Victor Turner's "The Ritual Process"

Anna Hemphill

Victor Turner says: "Communitas emerges where social structure is not." How many times in our life are we not bound by social structure? It seems difficult to put ourselves in the vulnerable state of entering into communitas. But it is a challenge of the spirit that we can tap into when we release our judgements and doubts and connect with our environments. Communitas occurs in the space of nothingness- on the edge of the structure in which it cannot occur. When we are marginalized physically, spiritually, emotionally we are emptied out, and the nothingness we experience in being totally out of place is the avenue by which we experience communitas. Turner says: "It is almost everywhere held to be sacred or "holy," possibly because it transgresses or dissolves the norms that govern structured adn instiutionalized relationships and is accompanied by experiences of unprecedented potency."

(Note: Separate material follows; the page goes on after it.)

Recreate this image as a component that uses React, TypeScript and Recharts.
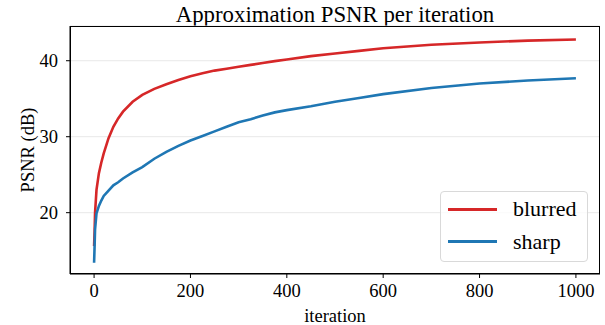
import { LineChart, Line, XAxis, YAxis, CartesianGrid, Legend } from 'recharts';

const iterations = [0, 1, 2, 5, 10, 15, 20, 30, 40, 50, 60, 80, 100, 125, 150, 175, 200, 225, 250, 275, 300, 325, 350, 375, 400, 450, 500, 550, 600, 700, 800, 900, 1000];
const blurred = [15.6, 17.5, 20.0, 23.0, 25.2, 26.6, 27.8, 29.8, 31.3, 32.4, 33.3, 34.6, 35.5, 36.3, 36.9, 37.45, 37.95, 38.35, 38.7, 38.95, 39.2, 39.45, 39.7, 39.95, 40.15, 40.6, 40.95, 41.3, 41.65, 42.1, 42.4, 42.65, 42.8];
const sharp = [13.4, 15.5, 17.8, 19.9, 20.9, 21.6, 22.2, 22.9, 23.6, 24.0, 24.5, 25.3, 26.0, 27.1, 28.0, 28.8, 29.5, 30.1, 30.7, 31.3, 31.9, 32.3, 32.8, 33.2, 33.5, 34.0, 34.6, 35.1, 35.6, 36.4, 37.0, 37.4, 37.7];
const xTicks = [0, 200, 400, 600, 800, 1000];
const yTicks = [20, 30, 40];

const data = iterations.map((it, i) => ({ iteration: it, blurred: blurred[i], sharp: sharp[i] }));

const FONT = 'Liberation Serif, serif';
const FS = 18.5;

function renderLegend(props: any) {
  const { payload = [] } = props;
  return (
    <div
      style={{
        position: 'relative',
        width: 146,
        height: 69,
        border: '1px solid #d9d9d9',
        borderRadius: 4,
        background: 'rgba(255,255,255,0.8)',
        fontFamily: FONT,
        fontSize: 22,
        color: '#000',
      }}
    >
      {payload.map((p: any, i: number) => (
        <div key={p.value} style={{ position: 'absolute', left: 0, top: 1 + i * 32.7, height: 32, display: 'flex', alignItems: 'center' }}>
          <div style={{ marginLeft: 7, width: 49, height: 3, background: p.color }} />
          <span style={{ marginLeft: 16, lineHeight: '32px', fontFamily: FONT }}>{p.value}</span>
        </div>
      ))}
    </div>
  );
}

function yLabel() {
  return (
    <text x={28} y={150} transform="rotate(-90, 28, 150)" textAnchor="middle" dominantBaseline="central" fill="#000" fontSize={FS} fontFamily={FONT}>
      PSNR (dB)
    </text>
  );
}

export default function App() {
  return (
    <div style={{ position: 'absolute', left: 0, top: 0, width: 605, height: 325, background: '#fff', fontFamily: FONT }}>
      <div style={{ position: 'absolute', left: 70, top: 1, width: 530, height: 27, lineHeight: '27px', fontSize: 22.8, textAlign: 'center', color: '#000' }}>
        Approximation PSNR per iteration
      </div>
      <LineChart width={605} height={325} data={data} margin={{ top: 26, right: 5, bottom: 0, left: 0 }} style={{ fontFamily: FONT }}>
        <CartesianGrid vertical={false} stroke="#e8e8e8" strokeWidth={1} />
        <XAxis
          dataKey="iteration"
          type="number"
          domain={[-50, 1050]}
          ticks={xTicks}
          allowDataOverflow
          height={51}
          stroke="#000"
          tickSize={4}
          tickMargin={6}
          tick={{ fill: '#000', fontSize: FS, fontFamily: FONT }}
          label={{ value: 'iteration', position: 'insideBottom', offset: 3, fill: '#000', fontSize: FS, fontFamily: FONT }}
        />
        <YAxis
          type="number"
          domain={[11.93, 44.57]}
          ticks={yTicks}
          allowDataOverflow
          width={70}
          stroke="#000"
          tickSize={4}
          tickMargin={8}
          tick={{ fill: '#000', fontSize: FS, fontFamily: FONT }}
          label={{ content: yLabel }}
        />
        <Legend
          layout="horizontal"
          verticalAlign="middle"
          align="center"
          content={renderLegend}
          wrapperStyle={{ left: 440, top: 191, width: 148, height: 71 }}
        />
        <Line type="linear" dataKey="blurred" name="blurred" stroke="#d62728" strokeWidth={2.6} dot={false} isAnimationActive={false} />
        <Line type="linear" dataKey="sharp" name="sharp" stroke="#1f77b4" strokeWidth={2.6} dot={false} isAnimationActive={false} />
      </LineChart>
      <div style={{ position: 'absolute', left: 70, top: 26, width: 530, height: 248, border: '1px solid #000', boxSizing: 'border-box', pointerEvents: 'none' }} />
    </div>
  );
}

I reflect on the fact that I'm leaving school soon and embarking on a career and independent life. It scares me to think of the loneliness I will probably face when I move to New York City - it is so huge and so populated that existence in that place is anonymous. You strive for personal connection amid the concrete and steel of the city sidewalks, but no one looks up as they rush off to their appointments and jobs. And yet communitas is spontaneous, and if I open my heart up to the possiblity of connectedness, then surely when I least expect it a complete stranger will lighten my spirit as we engage in an existential moment of bliss. Perhaps it will be on the subway train or in line for coffee at Dean and Deluce's. The world is so broad, but we are brothers and sisters sharing lives that are not all that different. Communitas is potentially everywhere, and the momentary liminality that we may experience in being lost or alone is the root for new growth and new life.